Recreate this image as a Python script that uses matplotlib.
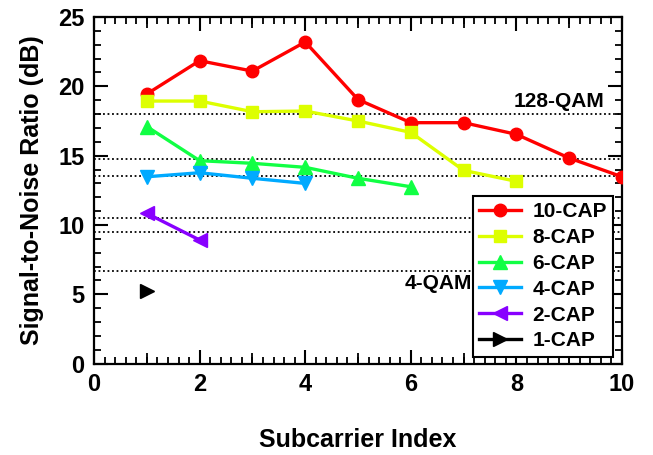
import matplotlib
matplotlib.use("Agg")
import matplotlib.pyplot as plt
from matplotlib.ticker import MultipleLocator, FixedLocator

plt.rcParams['font.family'] = ['Liberation Sans', 'DejaVu Sans']
plt.rcParams['font.weight'] = 'bold'

# data
x10 = [1, 2, 3, 4, 5, 6, 7, 8, 9, 10]
y10 = [19.45, 21.85, 21.1, 23.2, 19.05, 17.38, 17.38, 16.54, 14.83, 13.48]
x8 = [1, 2, 3, 4, 5, 6, 7, 8]
y8 = [18.94, 18.94, 18.17, 18.22, 17.5, 16.68, 13.94, 13.15]
x6 = [1, 2, 3, 4, 5, 6]
y6 = [17.1, 14.64, 14.45, 14.16, 13.37, 12.76]
x4 = [1, 2, 3, 4]
y4 = [13.48, 13.77, 13.37, 13.0]
x2 = [1, 2]
y2 = [10.84, 8.92]
x1 = [1]
y1 = [5.26]

thresholds = [18.0, 14.74, 13.53, 10.54, 9.52, 6.71]
labels = ['10-CAP', '8-CAP', '6-CAP', '4-CAP', '2-CAP', '1-CAP']

fig = plt.figure(figsize=(6.53, 4.55), dpi=100)
ax = fig.add_axes([0.144, 0.2007, 0.8085, 0.7619])

for t in thresholds:
    ax.axhline(t, color='black', linestyle=(0, (1, 1.5)), linewidth=1.3, zorder=1)

series = [
    (x10, y10, '#FF0000', 'o', 9),
    (x8, y8, '#DDFF00', 's', 8.5),
    (x6, y6, '#11FF44', '^', 9.5),
    (x4, y4, '#00AAFF', 'v', 9.5),
    (x2, y2, '#8800FF', '<', 9.5),
    (x1, y1, '#000000', '>', 9.5),
]
for (xs, ys, c, m, ms), lab in zip(series, labels):
    ax.plot(xs, ys, color=c, marker=m, markersize=ms, linewidth=2.4,
            label=lab, zorder=3)

ax.text(9.67, 18.25, '128-QAM', ha='right', va='bottom', fontsize=15,
        fontweight='bold')
ax.text(7.15, 5.75, '4-QAM', ha='right', va='center', fontsize=15,
        fontweight='bold')

ax.set_xlim(0, 10)
ax.set_ylim(0, 25)
ax.xaxis.set_major_locator(MultipleLocator(2))
ax.xaxis.set_minor_locator(MultipleLocator(0.2))
ax.yaxis.set_major_locator(MultipleLocator(5))
ax.yaxis.set_minor_locator(MultipleLocator(1))
ax.tick_params(which='major', direction='in', length=10, width=1.5,
               top=True, right=True, labelsize=17, pad=7)
ax.tick_params(which='minor', direction='in', length=5, width=1.3,
               top=True, right=True)
for lab in ax.get_xticklabels() + ax.get_yticklabels():
    lab.set_fontweight('bold')

# medium ticks at odd integers
for side in ['bottom', 'top']:
    sec = ax.secondary_xaxis(side)
    sec.xaxis.set_major_locator(FixedLocator([1, 3, 5, 7, 9]))
    sec.tick_params(direction='in', length=8, width=1.3, labelbottom=False,
                    labeltop=False)
    sec.spines[side].set_visible(False)

for s in ax.spines.values():
    s.set_linewidth(1.6)

ax.set_xlabel('Subcarrier Index', fontsize=18, fontweight='bold', labelpad=23)
ax.set_ylabel('Signal-to-Noise Ratio (dB)', fontsize=18, fontweight='bold',
              labelpad=10)

leg = ax.legend(loc='lower right', bbox_to_anchor=(0.983, 0.02),
                borderaxespad=0, fontsize=15, fancybox=False,
                edgecolor='black', framealpha=1, handlelength=2.0,
                labelspacing=0.33, borderpad=0.3, handletextpad=0.55)
leg.get_frame().set_linewidth(1.5)
for t in leg.get_texts():
    t.set_fontweight('bold')
leg.set_zorder(5)

fig.savefig('out.png', dpi=100)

#####

Short problem ▸ Repeat, word for word and with no pictures, only the lines running from the beginning of the data to the line that contains "ax = fig.add_axes([0.144, 0.2007, 0.8085, 0.7619])".

Exercise response ▸
Recreate this image as a Python script that uses matplotlib.
import matplotlib
matplotlib.use("Agg")
import matplotlib.pyplot as plt
from matplotlib.ticker import MultipleLocator, FixedLocator

plt.rcParams['font.family'] = ['Liberation Sans', 'DejaVu Sans']
plt.rcParams['font.weight'] = 'bold'

# data
x10 = [1, 2, 3, 4, 5, 6, 7, 8, 9, 10]
y10 = [19.45, 21.85, 21.1, 23.2, 19.05, 17.38, 17.38, 16.54, 14.83, 13.48]
x8 = [1, 2, 3, 4, 5, 6, 7, 8]
y8 = [18.94, 18.94, 18.17, 18.22, 17.5, 16.68, 13.94, 13.15]
x6 = [1, 2, 3, 4, 5, 6]
y6 = [17.1, 14.64, 14.45, 14.16, 13.37, 12.76]
x4 = [1, 2, 3, 4]
y4 = [13.48, 13.77, 13.37, 13.0]
x2 = [1, 2]
y2 = [10.84, 8.92]
x1 = [1]
y1 = [5.26]

thresholds = [18.0, 14.74, 13.53, 10.54, 9.52, 6.71]
labels = ['10-CAP', '8-CAP', '6-CAP', '4-CAP', '2-CAP', '1-CAP']

fig = plt.figure(figsize=(6.53, 4.55), dpi=100)
ax = fig.add_axes([0.144, 0.2007, 0.8085, 0.7619])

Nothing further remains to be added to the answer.